Begin with the line holding "Clone this chart in seaborn and matplotlib.", end with the line holding "aldehydes_40_err = [0.05, 0.04, 0.02, 0.0]", and repeat every line in between exactly, without pictures.
◇ ◇ ◇ ◇ ◇ ◇ ◇
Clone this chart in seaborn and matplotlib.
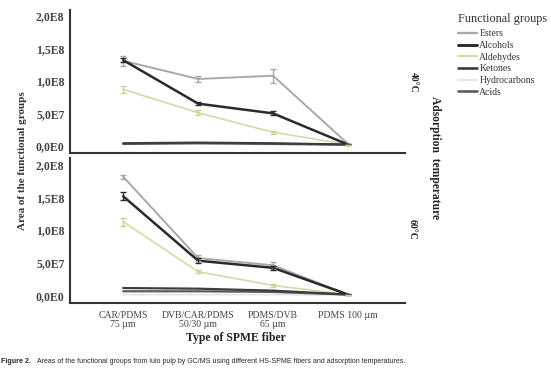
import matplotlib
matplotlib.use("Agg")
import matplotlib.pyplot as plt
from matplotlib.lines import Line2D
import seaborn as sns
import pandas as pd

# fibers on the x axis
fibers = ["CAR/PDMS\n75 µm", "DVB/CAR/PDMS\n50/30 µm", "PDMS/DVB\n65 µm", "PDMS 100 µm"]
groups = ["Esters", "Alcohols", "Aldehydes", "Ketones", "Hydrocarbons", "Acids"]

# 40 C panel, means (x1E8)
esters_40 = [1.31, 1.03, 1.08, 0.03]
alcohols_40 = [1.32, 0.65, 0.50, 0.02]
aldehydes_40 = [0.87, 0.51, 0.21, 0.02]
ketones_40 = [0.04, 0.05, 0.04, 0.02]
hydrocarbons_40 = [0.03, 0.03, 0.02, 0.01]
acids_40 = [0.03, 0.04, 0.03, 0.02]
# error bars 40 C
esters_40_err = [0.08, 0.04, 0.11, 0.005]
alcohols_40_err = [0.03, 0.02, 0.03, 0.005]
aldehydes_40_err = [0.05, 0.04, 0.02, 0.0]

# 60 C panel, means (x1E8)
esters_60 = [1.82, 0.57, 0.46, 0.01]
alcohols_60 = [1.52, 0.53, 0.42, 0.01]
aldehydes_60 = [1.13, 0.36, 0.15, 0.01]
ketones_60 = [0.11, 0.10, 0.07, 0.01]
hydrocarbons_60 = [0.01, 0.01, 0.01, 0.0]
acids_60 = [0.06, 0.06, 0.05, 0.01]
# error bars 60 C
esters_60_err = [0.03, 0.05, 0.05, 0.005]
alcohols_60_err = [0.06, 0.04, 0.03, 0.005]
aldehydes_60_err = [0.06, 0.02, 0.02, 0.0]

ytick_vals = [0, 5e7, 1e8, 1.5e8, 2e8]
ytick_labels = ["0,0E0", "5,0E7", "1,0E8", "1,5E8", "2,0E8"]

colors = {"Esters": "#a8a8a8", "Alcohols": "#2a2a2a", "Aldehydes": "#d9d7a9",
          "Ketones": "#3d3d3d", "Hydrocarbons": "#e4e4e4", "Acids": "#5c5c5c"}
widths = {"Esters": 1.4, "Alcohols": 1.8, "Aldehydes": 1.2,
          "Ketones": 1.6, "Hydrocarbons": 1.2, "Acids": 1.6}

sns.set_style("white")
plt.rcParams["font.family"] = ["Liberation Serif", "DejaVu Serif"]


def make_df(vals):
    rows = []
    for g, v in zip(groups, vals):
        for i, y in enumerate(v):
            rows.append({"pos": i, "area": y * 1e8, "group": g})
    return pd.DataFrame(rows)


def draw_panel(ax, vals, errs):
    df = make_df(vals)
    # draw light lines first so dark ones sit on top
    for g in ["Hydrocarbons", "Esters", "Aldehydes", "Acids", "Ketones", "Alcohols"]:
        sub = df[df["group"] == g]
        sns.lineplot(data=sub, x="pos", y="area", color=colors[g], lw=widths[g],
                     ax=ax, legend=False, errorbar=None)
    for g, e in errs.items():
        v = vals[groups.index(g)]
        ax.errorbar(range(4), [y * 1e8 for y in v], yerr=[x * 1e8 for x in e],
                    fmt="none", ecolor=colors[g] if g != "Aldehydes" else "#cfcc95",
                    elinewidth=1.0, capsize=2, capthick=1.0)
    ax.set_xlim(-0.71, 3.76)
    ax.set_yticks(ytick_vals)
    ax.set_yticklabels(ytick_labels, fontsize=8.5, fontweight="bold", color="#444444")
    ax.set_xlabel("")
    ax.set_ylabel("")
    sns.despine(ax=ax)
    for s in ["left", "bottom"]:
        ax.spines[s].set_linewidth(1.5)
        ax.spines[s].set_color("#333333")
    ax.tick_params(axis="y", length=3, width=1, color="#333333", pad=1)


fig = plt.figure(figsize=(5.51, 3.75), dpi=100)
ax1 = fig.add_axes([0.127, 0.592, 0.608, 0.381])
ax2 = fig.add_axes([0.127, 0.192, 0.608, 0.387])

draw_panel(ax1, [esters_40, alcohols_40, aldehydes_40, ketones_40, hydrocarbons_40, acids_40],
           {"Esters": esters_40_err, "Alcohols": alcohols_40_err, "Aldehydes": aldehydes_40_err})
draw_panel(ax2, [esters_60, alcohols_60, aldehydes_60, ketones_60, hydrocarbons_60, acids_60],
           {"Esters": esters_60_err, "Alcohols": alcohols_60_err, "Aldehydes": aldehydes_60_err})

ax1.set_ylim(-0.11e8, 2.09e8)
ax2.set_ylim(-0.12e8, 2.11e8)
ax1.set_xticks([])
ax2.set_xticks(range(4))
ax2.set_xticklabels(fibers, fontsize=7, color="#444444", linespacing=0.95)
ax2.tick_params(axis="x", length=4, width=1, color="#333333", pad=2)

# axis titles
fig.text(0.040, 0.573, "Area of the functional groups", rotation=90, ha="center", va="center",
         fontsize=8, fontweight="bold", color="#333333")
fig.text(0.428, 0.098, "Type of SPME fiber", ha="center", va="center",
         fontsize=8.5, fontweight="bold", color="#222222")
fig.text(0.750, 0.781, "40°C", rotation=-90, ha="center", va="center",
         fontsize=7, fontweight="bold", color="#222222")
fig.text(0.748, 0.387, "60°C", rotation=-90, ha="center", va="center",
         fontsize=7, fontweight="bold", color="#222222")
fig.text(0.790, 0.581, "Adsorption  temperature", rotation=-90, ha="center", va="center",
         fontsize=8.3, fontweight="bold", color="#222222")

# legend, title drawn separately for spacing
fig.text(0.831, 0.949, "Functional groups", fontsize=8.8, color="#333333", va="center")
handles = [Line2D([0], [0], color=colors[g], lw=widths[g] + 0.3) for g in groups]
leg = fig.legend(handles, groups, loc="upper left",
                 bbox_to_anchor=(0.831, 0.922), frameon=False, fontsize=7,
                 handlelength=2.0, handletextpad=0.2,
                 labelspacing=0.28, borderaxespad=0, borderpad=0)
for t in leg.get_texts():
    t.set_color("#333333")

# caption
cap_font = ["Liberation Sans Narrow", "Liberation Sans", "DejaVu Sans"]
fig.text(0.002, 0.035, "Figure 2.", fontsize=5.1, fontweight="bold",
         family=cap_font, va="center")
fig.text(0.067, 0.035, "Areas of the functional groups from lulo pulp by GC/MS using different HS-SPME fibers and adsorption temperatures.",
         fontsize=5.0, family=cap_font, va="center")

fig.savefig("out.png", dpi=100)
◇ ◇ ◇ ◇ ◇ ◇ ◇
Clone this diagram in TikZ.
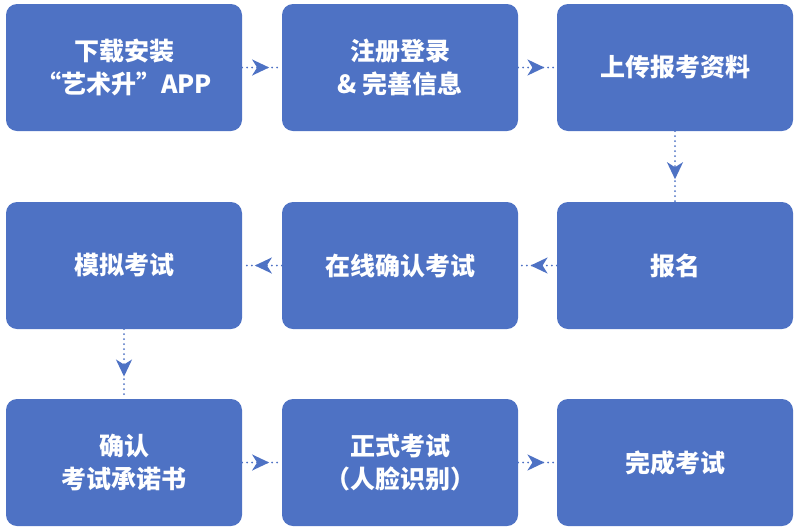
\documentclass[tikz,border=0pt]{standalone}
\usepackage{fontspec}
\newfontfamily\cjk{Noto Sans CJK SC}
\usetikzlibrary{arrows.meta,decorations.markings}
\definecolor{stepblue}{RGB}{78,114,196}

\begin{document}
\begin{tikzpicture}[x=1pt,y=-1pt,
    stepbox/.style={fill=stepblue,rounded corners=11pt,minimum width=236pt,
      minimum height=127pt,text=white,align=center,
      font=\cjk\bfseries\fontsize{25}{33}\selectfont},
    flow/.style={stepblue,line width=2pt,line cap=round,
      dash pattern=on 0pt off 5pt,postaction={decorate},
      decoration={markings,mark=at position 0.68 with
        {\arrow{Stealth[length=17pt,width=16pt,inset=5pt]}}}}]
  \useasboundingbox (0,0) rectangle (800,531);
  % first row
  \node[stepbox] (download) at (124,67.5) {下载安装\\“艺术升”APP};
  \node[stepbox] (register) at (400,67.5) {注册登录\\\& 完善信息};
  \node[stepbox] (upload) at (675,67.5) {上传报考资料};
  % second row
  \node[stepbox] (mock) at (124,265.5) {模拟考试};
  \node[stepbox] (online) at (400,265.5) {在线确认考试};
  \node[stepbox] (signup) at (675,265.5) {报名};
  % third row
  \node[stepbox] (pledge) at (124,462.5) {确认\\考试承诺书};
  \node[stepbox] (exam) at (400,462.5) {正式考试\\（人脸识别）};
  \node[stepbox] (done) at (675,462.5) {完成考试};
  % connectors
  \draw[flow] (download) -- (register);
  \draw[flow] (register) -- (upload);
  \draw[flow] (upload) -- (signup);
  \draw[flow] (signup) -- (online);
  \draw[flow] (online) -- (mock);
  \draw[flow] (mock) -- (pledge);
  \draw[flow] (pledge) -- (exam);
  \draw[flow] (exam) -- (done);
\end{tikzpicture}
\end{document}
◇ ◇ ◇ ◇ ◇ ◇ ◇
EXERCISE ANSWER.
Clone this chart in seaborn and matplotlib.
import matplotlib
matplotlib.use("Agg")
import matplotlib.pyplot as plt
from matplotlib.lines import Line2D
import seaborn as sns
import pandas as pd

# fibers on the x axis
fibers = ["CAR/PDMS\n75 µm", "DVB/CAR/PDMS\n50/30 µm", "PDMS/DVB\n65 µm", "PDMS 100 µm"]
groups = ["Esters", "Alcohols", "Aldehydes", "Ketones", "Hydrocarbons", "Acids"]

# 40 C panel, means (x1E8)
esters_40 = [1.31, 1.03, 1.08, 0.03]
alcohols_40 = [1.32, 0.65, 0.50, 0.02]
aldehydes_40 = [0.87, 0.51, 0.21, 0.02]
ketones_40 = [0.04, 0.05, 0.04, 0.02]
hydrocarbons_40 = [0.03, 0.03, 0.02, 0.01]
acids_40 = [0.03, 0.04, 0.03, 0.02]
# error bars 40 C
esters_40_err = [0.08, 0.04, 0.11, 0.005]
alcohols_40_err = [0.03, 0.02, 0.03, 0.005]
aldehydes_40_err = [0.05, 0.04, 0.02, 0.0]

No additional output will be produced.